Na ja, durch die jüdischen Geflüchteten aus der Ukraine, die wir im vergangenen Jahr aufgenommen haben, ist sie zumindest nicht wesentlich geschrumpft.
Der Tag der offenen Tür soll eine Woche nach der Einweihung stattfinden.
Nun ist es so, dass wir natürlich schauen müssen, wie sich die Situation entwickelt. Es ist uns ein Anliegen, unsere Tür zu öffnen. Wir rechnen auch mit hunderten Besuchern. Und da müssen wir sehen, ob wir das aus sicherheitstechnischen Gründen verlegen müssen. Da kommen ja Menschen, deren Identität wir nicht kennen. Aber derzeit gehen wir davon aus, dass es stattfinden wird. Aber es gibt halt immer noch sozusagen ein paar letzte Fragezeichen, wie sich die Situation entwickelt.

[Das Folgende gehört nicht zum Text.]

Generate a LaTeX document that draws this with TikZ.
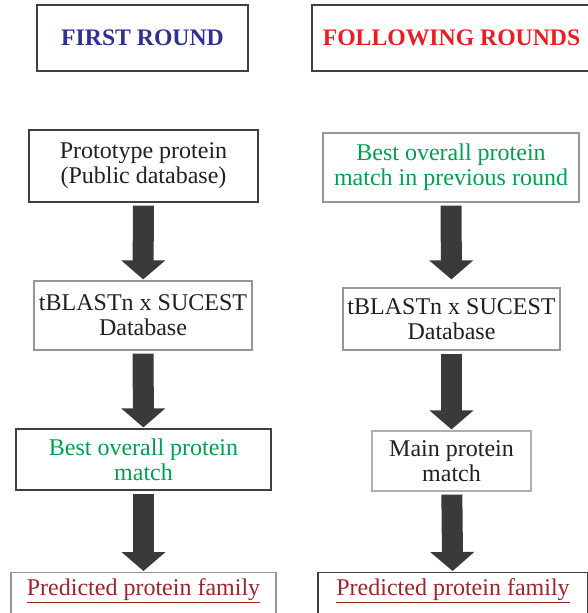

Wie wird die Synagoge heißen?
Sie soll an die jüdische Familie des Komponisten Kurt Weill (1900 - 1950) erinnern und deshalb den Namen »Weill« tragen. Kurt Weills Vater war Kantor der Jüdischen Gemeinde zu Dessau.
Mit dem Geschäftsführer der Jüdischen Gemeinde zu Dessau sprach Christine Schmitt.